* Raw data
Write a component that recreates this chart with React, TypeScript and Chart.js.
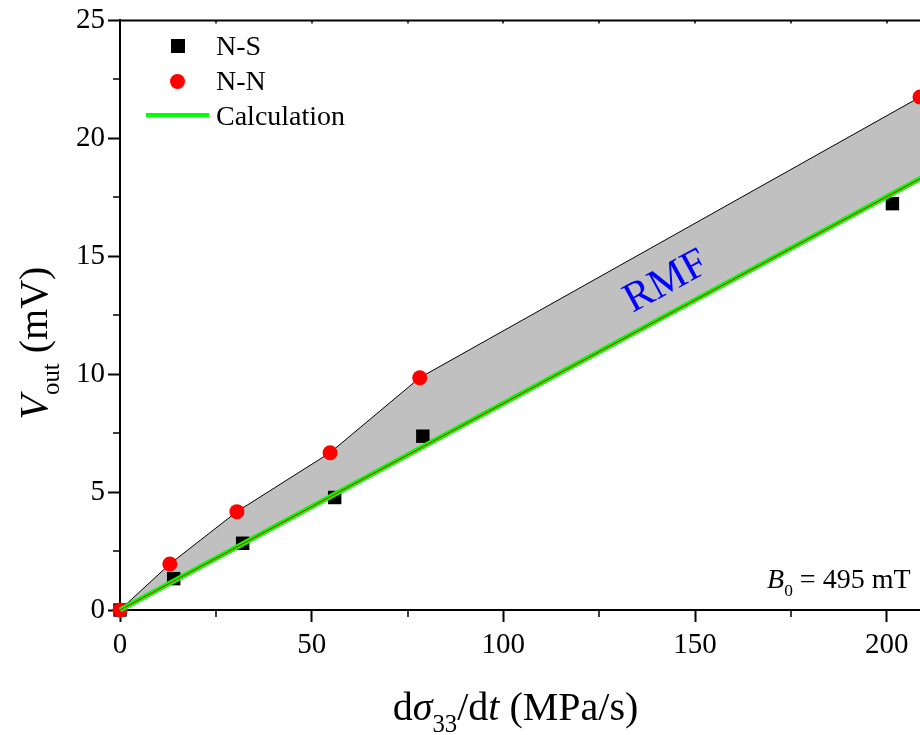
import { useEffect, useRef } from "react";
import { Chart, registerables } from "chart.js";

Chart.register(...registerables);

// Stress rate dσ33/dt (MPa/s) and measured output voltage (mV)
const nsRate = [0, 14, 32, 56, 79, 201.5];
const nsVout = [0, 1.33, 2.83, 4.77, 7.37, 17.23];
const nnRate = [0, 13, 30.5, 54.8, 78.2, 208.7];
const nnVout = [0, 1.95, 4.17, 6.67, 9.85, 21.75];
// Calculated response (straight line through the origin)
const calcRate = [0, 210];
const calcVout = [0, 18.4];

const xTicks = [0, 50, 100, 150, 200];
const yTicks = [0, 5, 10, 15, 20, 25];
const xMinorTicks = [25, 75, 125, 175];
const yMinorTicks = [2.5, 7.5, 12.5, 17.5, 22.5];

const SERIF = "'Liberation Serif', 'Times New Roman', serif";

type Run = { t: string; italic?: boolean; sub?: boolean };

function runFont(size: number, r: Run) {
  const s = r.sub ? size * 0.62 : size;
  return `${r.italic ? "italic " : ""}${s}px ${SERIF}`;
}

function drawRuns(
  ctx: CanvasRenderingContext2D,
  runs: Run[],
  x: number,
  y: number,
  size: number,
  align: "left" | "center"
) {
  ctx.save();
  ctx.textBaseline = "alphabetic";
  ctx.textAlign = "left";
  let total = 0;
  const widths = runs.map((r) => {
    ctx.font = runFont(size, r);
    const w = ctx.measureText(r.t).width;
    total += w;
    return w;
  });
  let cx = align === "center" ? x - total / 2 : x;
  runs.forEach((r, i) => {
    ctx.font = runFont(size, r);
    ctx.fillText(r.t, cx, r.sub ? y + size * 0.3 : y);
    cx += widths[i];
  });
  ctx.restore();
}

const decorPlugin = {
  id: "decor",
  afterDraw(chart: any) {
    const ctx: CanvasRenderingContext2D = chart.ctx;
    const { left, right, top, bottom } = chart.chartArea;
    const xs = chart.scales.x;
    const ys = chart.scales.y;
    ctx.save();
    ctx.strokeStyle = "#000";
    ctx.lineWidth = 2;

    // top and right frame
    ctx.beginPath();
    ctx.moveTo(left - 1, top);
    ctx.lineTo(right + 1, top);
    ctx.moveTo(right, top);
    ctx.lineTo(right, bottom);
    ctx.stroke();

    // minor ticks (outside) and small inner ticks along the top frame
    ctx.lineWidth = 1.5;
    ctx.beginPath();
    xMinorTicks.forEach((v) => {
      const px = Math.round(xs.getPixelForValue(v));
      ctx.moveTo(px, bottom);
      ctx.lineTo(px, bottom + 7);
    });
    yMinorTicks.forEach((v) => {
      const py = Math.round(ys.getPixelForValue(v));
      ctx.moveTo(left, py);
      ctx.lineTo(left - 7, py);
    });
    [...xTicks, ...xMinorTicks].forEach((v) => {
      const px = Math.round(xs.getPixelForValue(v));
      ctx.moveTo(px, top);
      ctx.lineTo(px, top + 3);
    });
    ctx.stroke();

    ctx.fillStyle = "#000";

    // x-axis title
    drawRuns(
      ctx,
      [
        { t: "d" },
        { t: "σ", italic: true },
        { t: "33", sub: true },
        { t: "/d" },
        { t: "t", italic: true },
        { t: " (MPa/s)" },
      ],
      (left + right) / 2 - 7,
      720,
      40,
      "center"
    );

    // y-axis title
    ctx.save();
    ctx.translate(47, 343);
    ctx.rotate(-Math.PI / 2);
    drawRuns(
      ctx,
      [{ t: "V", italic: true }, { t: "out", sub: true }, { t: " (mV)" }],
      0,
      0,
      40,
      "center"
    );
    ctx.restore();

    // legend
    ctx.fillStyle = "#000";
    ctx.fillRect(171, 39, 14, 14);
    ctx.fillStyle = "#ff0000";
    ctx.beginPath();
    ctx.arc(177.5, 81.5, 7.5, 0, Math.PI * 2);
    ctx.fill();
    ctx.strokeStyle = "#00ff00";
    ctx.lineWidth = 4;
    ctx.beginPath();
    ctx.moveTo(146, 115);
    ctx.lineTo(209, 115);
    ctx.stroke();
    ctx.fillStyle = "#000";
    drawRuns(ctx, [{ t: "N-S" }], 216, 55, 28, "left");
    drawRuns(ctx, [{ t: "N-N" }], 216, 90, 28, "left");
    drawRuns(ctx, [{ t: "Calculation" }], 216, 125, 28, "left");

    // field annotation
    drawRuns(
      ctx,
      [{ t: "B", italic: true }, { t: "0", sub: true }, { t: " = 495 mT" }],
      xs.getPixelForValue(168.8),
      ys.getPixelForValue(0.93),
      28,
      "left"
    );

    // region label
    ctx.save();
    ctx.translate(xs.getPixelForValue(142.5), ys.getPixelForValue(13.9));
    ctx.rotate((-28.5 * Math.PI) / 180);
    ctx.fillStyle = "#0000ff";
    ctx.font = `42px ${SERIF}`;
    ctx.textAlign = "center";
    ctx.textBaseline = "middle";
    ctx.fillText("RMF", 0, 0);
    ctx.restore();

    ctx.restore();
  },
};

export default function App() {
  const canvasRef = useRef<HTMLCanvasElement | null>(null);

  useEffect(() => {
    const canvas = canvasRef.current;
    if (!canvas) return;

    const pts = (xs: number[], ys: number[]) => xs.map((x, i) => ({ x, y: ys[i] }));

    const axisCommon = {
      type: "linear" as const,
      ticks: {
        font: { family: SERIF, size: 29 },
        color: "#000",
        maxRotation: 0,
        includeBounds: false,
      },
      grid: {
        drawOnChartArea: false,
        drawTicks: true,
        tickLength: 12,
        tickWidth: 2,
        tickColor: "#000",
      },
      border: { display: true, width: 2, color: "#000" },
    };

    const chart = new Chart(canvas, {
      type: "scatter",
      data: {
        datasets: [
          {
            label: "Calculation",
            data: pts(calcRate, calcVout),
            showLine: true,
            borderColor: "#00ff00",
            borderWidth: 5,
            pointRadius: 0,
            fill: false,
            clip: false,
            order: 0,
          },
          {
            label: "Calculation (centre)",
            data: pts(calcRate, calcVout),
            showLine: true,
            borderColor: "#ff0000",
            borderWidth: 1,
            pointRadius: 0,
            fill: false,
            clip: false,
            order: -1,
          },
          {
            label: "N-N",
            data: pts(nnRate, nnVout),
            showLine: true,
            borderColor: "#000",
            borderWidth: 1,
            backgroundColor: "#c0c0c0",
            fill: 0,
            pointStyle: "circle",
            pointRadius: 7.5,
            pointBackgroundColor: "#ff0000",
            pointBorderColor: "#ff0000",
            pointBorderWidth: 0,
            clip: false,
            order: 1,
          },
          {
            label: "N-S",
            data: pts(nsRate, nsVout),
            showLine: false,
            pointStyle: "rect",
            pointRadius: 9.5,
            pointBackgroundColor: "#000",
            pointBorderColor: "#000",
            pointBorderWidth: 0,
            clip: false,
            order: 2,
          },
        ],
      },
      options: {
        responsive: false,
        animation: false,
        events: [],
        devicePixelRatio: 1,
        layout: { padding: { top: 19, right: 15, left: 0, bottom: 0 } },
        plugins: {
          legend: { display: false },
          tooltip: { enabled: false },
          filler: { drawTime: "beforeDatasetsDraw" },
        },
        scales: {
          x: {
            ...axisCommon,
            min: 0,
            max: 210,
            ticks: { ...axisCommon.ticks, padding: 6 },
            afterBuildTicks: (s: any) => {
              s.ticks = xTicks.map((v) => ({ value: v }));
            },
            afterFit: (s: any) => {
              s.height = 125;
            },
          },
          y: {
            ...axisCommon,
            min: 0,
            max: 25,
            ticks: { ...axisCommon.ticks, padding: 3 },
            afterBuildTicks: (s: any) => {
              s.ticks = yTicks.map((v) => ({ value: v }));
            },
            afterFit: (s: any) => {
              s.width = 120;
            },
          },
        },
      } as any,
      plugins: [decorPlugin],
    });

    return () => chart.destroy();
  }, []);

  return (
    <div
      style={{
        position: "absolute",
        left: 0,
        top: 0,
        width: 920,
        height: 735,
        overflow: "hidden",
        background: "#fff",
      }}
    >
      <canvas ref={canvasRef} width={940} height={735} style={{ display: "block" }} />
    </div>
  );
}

* Stated goal
Write out each line of the listing above, exactly, from its first line to the line holding "Chart.register(...registerables);", inclusive. Skip the pictures.

* Result of the task
Write a component that recreates this chart with React, TypeScript and Chart.js.
import { useEffect, useRef } from "react";
import { Chart, registerables } from "chart.js";

Chart.register(...registerables);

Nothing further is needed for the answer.